= DO THIS =
Pictures are not part of the copy. Retype the lines from the first one through the line that contains "(2020,1004) circle (7pt);".

= DATA PROVIDED =
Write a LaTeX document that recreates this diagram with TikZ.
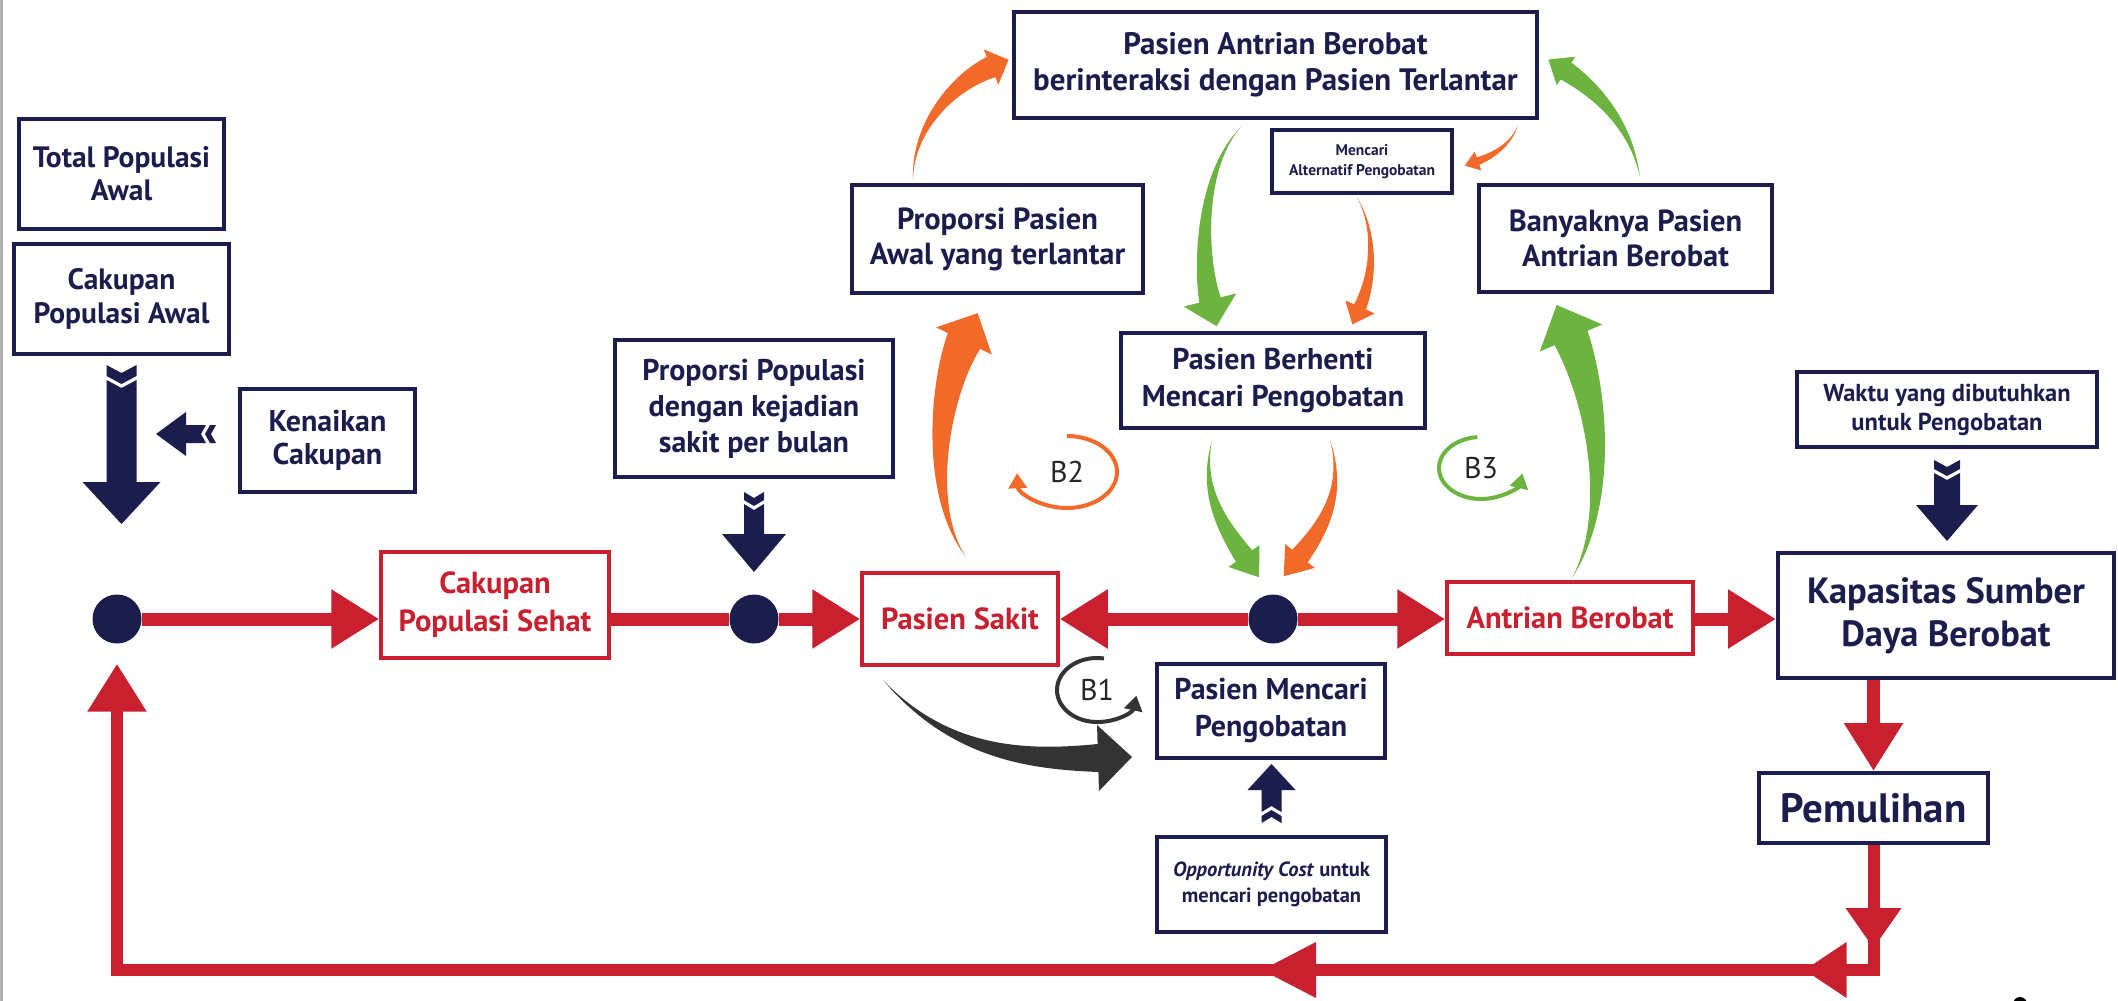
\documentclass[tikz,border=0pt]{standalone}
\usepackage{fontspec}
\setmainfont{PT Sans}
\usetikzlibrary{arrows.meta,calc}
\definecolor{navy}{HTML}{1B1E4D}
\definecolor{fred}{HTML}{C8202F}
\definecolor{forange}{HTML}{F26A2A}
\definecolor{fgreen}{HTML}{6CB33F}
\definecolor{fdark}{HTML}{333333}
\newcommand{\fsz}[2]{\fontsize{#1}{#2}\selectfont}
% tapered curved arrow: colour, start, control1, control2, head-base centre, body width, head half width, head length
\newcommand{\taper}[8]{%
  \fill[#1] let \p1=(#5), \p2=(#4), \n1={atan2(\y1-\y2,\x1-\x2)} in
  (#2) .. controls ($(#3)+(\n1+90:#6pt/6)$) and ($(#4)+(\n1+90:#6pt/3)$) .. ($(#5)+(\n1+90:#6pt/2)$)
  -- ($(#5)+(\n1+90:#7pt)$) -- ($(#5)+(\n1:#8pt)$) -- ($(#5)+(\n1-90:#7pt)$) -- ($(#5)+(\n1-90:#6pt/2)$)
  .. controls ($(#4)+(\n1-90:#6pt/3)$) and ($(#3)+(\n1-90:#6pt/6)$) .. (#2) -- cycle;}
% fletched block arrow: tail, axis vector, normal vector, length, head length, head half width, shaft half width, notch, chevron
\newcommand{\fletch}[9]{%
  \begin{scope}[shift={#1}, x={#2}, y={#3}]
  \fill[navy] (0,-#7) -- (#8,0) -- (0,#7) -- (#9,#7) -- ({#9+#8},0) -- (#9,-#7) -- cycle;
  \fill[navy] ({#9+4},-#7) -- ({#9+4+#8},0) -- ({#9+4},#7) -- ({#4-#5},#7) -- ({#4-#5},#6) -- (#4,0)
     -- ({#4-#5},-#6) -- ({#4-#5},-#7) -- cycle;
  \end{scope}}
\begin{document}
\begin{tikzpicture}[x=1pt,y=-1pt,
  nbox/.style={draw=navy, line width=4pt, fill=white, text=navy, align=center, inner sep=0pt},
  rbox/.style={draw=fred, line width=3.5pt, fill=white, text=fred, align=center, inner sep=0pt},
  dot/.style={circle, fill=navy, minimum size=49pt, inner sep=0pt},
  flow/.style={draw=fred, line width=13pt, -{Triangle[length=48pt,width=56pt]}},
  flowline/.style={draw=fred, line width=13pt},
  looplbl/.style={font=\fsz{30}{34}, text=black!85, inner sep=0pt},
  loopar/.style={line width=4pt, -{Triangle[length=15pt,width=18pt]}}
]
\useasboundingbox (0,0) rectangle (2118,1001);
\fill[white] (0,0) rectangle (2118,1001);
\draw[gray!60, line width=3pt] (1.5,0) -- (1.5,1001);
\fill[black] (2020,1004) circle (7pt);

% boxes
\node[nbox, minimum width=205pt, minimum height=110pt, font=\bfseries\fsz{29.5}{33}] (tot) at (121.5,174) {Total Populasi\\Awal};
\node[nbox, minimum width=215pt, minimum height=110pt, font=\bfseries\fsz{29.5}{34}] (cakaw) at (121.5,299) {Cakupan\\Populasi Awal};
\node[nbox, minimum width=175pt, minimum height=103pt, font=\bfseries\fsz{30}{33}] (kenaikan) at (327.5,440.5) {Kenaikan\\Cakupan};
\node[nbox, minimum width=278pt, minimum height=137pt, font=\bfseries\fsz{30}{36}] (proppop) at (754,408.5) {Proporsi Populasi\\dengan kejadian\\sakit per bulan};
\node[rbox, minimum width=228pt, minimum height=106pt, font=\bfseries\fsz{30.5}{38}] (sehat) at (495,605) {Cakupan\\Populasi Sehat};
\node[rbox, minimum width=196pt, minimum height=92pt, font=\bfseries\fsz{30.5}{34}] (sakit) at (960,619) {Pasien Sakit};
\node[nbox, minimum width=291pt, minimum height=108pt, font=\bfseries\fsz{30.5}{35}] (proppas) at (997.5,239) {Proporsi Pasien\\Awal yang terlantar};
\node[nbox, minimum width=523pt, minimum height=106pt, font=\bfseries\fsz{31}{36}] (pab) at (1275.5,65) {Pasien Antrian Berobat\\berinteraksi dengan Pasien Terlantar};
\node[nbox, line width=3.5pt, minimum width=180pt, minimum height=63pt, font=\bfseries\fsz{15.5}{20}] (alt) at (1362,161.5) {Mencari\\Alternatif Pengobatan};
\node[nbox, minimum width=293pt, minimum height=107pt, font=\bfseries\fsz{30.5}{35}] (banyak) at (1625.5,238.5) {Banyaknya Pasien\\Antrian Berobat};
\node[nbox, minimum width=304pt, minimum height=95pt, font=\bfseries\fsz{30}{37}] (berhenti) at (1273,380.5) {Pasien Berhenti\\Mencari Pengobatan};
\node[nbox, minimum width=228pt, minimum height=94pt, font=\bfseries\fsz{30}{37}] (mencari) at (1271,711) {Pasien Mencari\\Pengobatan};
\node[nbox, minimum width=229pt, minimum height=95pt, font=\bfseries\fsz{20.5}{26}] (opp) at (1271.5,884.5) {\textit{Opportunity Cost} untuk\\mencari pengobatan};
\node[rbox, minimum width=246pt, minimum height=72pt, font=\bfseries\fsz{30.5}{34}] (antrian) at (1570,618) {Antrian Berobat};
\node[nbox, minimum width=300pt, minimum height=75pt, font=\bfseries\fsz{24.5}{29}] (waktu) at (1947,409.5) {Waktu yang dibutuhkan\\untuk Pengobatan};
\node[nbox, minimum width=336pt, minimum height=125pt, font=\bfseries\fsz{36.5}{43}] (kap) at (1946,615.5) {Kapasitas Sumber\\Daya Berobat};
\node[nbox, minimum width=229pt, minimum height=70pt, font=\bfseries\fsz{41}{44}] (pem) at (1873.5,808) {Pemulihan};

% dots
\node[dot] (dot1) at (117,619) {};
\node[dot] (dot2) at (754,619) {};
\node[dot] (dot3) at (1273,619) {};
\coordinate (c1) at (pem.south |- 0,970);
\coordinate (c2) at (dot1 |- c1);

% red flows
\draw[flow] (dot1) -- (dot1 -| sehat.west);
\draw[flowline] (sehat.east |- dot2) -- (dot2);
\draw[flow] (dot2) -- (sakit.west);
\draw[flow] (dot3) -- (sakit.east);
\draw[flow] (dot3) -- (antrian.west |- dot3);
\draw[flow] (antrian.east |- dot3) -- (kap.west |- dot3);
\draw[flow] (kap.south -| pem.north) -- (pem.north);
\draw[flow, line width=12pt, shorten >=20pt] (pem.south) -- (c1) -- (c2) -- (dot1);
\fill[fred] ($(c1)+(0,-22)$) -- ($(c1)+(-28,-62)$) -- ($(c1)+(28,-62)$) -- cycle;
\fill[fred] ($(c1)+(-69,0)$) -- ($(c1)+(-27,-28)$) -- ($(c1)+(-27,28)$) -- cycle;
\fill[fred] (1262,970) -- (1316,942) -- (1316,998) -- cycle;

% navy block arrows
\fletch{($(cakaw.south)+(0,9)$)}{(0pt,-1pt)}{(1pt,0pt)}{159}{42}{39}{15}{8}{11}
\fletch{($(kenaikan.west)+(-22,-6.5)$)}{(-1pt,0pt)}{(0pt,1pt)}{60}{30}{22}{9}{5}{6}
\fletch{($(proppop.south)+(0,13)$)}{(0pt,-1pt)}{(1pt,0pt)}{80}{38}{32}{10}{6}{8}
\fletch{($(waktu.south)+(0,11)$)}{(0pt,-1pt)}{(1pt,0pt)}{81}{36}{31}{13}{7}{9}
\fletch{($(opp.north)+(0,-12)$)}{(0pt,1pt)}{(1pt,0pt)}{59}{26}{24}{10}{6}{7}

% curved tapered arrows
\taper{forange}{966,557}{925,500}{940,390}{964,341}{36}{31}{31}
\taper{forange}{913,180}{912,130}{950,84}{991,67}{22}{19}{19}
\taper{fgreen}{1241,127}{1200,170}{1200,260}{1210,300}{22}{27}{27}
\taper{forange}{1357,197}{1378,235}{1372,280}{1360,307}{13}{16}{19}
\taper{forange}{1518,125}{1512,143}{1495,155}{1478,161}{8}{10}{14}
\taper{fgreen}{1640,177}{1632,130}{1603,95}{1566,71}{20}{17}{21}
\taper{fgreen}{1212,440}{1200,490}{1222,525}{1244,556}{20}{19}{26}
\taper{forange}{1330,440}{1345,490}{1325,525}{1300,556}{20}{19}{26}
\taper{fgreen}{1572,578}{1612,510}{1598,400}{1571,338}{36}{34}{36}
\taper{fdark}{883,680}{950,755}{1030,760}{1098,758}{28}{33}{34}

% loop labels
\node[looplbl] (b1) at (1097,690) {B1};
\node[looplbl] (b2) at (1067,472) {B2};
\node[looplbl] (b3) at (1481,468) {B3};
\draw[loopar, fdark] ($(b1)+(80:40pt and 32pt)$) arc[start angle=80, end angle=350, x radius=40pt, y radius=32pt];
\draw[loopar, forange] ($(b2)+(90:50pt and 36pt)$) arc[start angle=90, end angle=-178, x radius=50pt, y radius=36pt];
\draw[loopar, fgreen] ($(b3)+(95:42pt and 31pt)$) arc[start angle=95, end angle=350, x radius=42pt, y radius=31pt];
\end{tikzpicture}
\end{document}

= EXERCISE ANSWER =
Write a LaTeX document that recreates this diagram with TikZ.
\documentclass[tikz,border=0pt]{standalone}
\usepackage{fontspec}
\setmainfont{PT Sans}
\usetikzlibrary{arrows.meta,calc}
\definecolor{navy}{HTML}{1B1E4D}
\definecolor{fred}{HTML}{C8202F}
\definecolor{forange}{HTML}{F26A2A}
\definecolor{fgreen}{HTML}{6CB33F}
\definecolor{fdark}{HTML}{333333}
\newcommand{\fsz}[2]{\fontsize{#1}{#2}\selectfont}
% tapered curved arrow: colour, start, control1, control2, head-base centre, body width, head half width, head length
\newcommand{\taper}[8]{%
  \fill[#1] let \p1=(#5), \p2=(#4), \n1={atan2(\y1-\y2,\x1-\x2)} in
  (#2) .. controls ($(#3)+(\n1+90:#6pt/6)$) and ($(#4)+(\n1+90:#6pt/3)$) .. ($(#5)+(\n1+90:#6pt/2)$)
  -- ($(#5)+(\n1+90:#7pt)$) -- ($(#5)+(\n1:#8pt)$) -- ($(#5)+(\n1-90:#7pt)$) -- ($(#5)+(\n1-90:#6pt/2)$)
  .. controls ($(#4)+(\n1-90:#6pt/3)$) and ($(#3)+(\n1-90:#6pt/6)$) .. (#2) -- cycle;}
% fletched block arrow: tail, axis vector, normal vector, length, head length, head half width, shaft half width, notch, chevron
\newcommand{\fletch}[9]{%
  \begin{scope}[shift={#1}, x={#2}, y={#3}]
  \fill[navy] (0,-#7) -- (#8,0) -- (0,#7) -- (#9,#7) -- ({#9+#8},0) -- (#9,-#7) -- cycle;
  \fill[navy] ({#9+4},-#7) -- ({#9+4+#8},0) -- ({#9+4},#7) -- ({#4-#5},#7) -- ({#4-#5},#6) -- (#4,0)
     -- ({#4-#5},-#6) -- ({#4-#5},-#7) -- cycle;
  \end{scope}}
\begin{document}
\begin{tikzpicture}[x=1pt,y=-1pt,
  nbox/.style={draw=navy, line width=4pt, fill=white, text=navy, align=center, inner sep=0pt},
  rbox/.style={draw=fred, line width=3.5pt, fill=white, text=fred, align=center, inner sep=0pt},
  dot/.style={circle, fill=navy, minimum size=49pt, inner sep=0pt},
  flow/.style={draw=fred, line width=13pt, -{Triangle[length=48pt,width=56pt]}},
  flowline/.style={draw=fred, line width=13pt},
  looplbl/.style={font=\fsz{30}{34}, text=black!85, inner sep=0pt},
  loopar/.style={line width=4pt, -{Triangle[length=15pt,width=18pt]}}
]
\useasboundingbox (0,0) rectangle (2118,1001);
\fill[white] (0,0) rectangle (2118,1001);
\draw[gray!60, line width=3pt] (1.5,0) -- (1.5,1001);
\fill[black] (2020,1004) circle (7pt);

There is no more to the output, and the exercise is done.